> **PROBLEM**: Filter the listing below, copying every line in which the word "that" appears.

> **PROVIDED MATERIAL**:
━━━━━━━━━━

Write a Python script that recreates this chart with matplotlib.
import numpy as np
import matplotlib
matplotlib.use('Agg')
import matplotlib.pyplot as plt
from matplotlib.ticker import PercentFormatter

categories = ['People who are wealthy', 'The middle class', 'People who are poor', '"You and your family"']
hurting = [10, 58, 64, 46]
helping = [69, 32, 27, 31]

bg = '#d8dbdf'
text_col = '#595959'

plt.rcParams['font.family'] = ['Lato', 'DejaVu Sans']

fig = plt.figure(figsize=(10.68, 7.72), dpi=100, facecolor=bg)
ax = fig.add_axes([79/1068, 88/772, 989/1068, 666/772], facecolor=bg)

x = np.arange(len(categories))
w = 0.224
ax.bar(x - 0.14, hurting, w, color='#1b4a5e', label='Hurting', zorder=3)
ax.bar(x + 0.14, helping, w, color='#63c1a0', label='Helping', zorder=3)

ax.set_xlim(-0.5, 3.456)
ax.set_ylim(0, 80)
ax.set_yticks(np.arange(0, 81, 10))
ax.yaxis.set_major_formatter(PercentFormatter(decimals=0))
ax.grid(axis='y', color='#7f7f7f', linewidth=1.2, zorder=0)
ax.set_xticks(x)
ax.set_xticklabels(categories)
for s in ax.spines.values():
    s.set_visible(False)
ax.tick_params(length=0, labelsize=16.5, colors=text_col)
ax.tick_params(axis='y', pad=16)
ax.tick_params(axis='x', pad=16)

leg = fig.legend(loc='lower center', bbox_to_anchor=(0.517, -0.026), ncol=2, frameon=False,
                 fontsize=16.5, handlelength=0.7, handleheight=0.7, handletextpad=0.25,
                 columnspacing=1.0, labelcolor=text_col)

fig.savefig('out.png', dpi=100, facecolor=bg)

━━━━━━━━━━

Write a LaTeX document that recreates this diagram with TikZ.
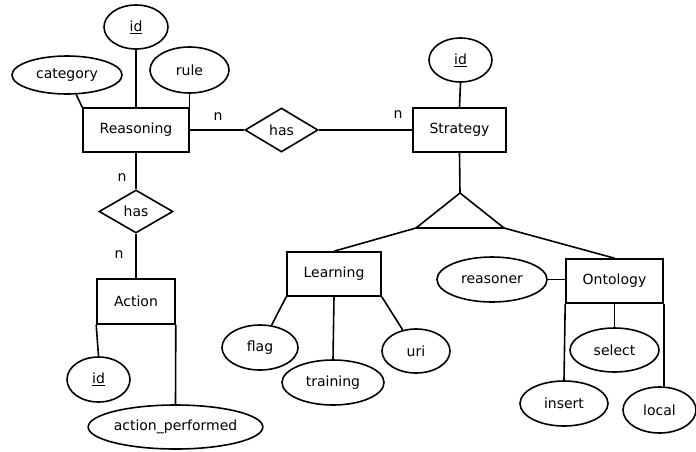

━━━━━━━━━━

> **ANSWER BELOW**:
Write a Python script that recreates this chart with matplotlib.
Write a LaTeX document that recreates this diagram with TikZ.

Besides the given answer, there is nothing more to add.